New York City Mayor Bill de Blasio said Wednesday he is “reticent” to institute major closures and other uses of his emergency powers in response to the coronavirus pandemic, focusing instead on precision responses and public education.
The number of confirmed cases in the city now stands at 53, the mayor said at a press briefing for ethnic and community media Wednesday afternoon, shortly after the World Health Organization had classified the outbreak as a pandemic.
There are around 120,000 confirmed cases of the virus worldwide, including over 4,200 deaths. Some of the hardest-hit countries, like China, South Korea and Italy, have enacted severe restrictions such as large-scale quarantines, lockdowns and public-gathering bans in an effort to contain the disease. While the United States has instituted some flight bans, and state and local governments have imposed or requested quarantines on people arriving from certain countries or who have come into contact with a coronavirus patient, the federal and local governments in the U.S., which has seen over 1,000 cases and more than 30 deaths, have largely taken a less-aggressive internal response to the crisis than the hardest-hit countries.
De Blasio said Wednesday that while officials are constantly monitoring the situation, at this point he’s “reticent to take the kinds of actions that might cause a huge number of unintended consequences and other negative dynamics.”
School closures, for example, would be addressed “not with a sledgehammer,” said de Blasio, “but with a scalpel, not with a full closure of vast numbers of schools for long periods of time, but with a very pinpoint approach to addressing the specific school.”
“Families depend on those schools for a safe place for those kids,” said the mayor. “They have no alternative in some cases as a place to get their children quality food and nutrition.
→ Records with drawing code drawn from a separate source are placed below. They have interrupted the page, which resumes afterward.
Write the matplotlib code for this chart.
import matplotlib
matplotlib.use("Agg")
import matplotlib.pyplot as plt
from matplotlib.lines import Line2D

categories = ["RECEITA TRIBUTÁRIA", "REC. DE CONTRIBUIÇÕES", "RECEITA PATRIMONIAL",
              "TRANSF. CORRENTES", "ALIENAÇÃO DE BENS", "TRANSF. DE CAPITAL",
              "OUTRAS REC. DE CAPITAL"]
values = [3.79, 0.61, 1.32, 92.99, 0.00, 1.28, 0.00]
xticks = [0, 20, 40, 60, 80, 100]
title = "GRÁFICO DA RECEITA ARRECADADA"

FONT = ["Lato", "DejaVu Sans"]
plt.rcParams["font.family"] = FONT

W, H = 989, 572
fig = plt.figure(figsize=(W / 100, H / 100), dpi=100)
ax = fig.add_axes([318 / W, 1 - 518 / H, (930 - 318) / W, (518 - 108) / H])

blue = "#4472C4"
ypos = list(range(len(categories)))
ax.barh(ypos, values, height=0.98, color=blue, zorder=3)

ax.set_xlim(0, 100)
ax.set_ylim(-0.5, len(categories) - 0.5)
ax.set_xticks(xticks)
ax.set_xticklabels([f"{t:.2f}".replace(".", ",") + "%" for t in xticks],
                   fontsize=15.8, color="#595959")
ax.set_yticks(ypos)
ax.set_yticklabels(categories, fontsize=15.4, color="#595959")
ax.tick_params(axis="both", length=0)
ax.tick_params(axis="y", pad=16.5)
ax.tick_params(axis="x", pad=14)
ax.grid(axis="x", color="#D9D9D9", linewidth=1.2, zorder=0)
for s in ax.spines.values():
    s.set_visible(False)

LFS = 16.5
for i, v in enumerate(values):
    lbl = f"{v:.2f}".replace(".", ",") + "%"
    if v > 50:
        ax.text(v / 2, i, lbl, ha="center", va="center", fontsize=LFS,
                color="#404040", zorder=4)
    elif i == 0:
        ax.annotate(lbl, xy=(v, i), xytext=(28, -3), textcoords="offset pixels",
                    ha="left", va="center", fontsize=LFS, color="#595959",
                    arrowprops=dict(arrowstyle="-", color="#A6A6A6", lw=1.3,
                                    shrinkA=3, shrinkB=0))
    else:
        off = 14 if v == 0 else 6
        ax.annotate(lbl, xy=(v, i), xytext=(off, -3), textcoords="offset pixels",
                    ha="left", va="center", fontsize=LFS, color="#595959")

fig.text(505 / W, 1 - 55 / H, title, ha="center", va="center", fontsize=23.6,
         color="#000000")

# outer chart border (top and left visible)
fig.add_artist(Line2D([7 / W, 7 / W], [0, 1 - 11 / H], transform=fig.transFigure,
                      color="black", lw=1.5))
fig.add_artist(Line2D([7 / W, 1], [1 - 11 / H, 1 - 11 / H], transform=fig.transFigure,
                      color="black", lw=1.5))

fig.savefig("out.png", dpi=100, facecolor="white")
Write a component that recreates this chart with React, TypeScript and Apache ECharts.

By the way, families want to make sure their kids get educated. We all care about health and safety first, but the notion of losing months and months of our children’s education should be very troubling to all of us.”
The city is focusing instead on an education campaign to minimize the spread of the disease.
A multilingual advertising and informational campaign instructs on proper hand-washing and hygiene, essential to containing the spread of a virus that officials say is generally spread by particles from an infected person’s cough or sneeze getting into another person’s eyes, nose, or mouth. The city is also urging anyone who feels the virus’ symptoms – a fever of at least 100.4 degrees Farenheit as well as a respiratory issue like coughing or shortness of breath – to remain home for at least 48 hours. If, after 48 hours, their situation does not improve, the person should call their doctor who will advise on next steps, including a possible COVID-19 test.
The city is also recommending that people try to avoid large crowds, such as by telecommuting rather than working from the office; staggering work hours, minimizing the number of people in the office at once and easing crowds during rush hours; and avoiding tightly packed train cars.
At least 80 percent of people who contract the virus typically recover quickly. Risk rises with the elderly or those with preexisting conditions like lung or heart disease, diabetes, cancer or a weakened immune system.
Health care will be provided to possible coronavirus patients regardless of immigration status or ability to pay. The city is also encouraging those coping with anxiety or other mental strain over the pandemic to obtain mental-health services by calling 888-NYC-WELL.
The New York City Department of Education has said it would provide free sanitizing supplies to both public and private schools.
But administrators of several yeshivas who spoke with Hamodia have described the items provided as negligible: The yeshivas, with hundreds of students, each received one bottle of bleach, one package of paper towels, and three or four bars of soap. Informed of this issue by a Hamodia reporter Wednesday, de Blasio replied, “That’s unacceptable.”
“The DOE is a massive operation. It has the resources to support these other schools in a time of crisis,” said the mayor, vowing, “We’ll fix it.”
De Blasio announced earlier in the week that the city would provide assistance to small businesses who have been suffering from the coronavirus outbreak. Businesses with fewer than 100 employees that have experienced sale drops of at least 25% may receive zero-interest loans up to $75,000. Businesses with fewer than five employees are eligible for a cash grant to cover 40% of payroll costs for two months (an average of $6,000) so that the businesses can avoid layoffs.
Though Health Commissioner Dr. Oxiris Barbot earlier in the week said the outbreak may last until September, the mayor said Wednesday he would avoid, unless absolutely necessary, utilizing his emergency powers to enact severe restrictions.
“We are not rushing with great joy to the notion of shutting everything down,” said the mayor, noting that Italy, a country of 60 million people under virtually complete lockdown, will take “years to recover from that level of shutdown.”
“We’re trying to strike a balance,” said the mayor. “Every day will be a new day in terms of assessing the information we have.”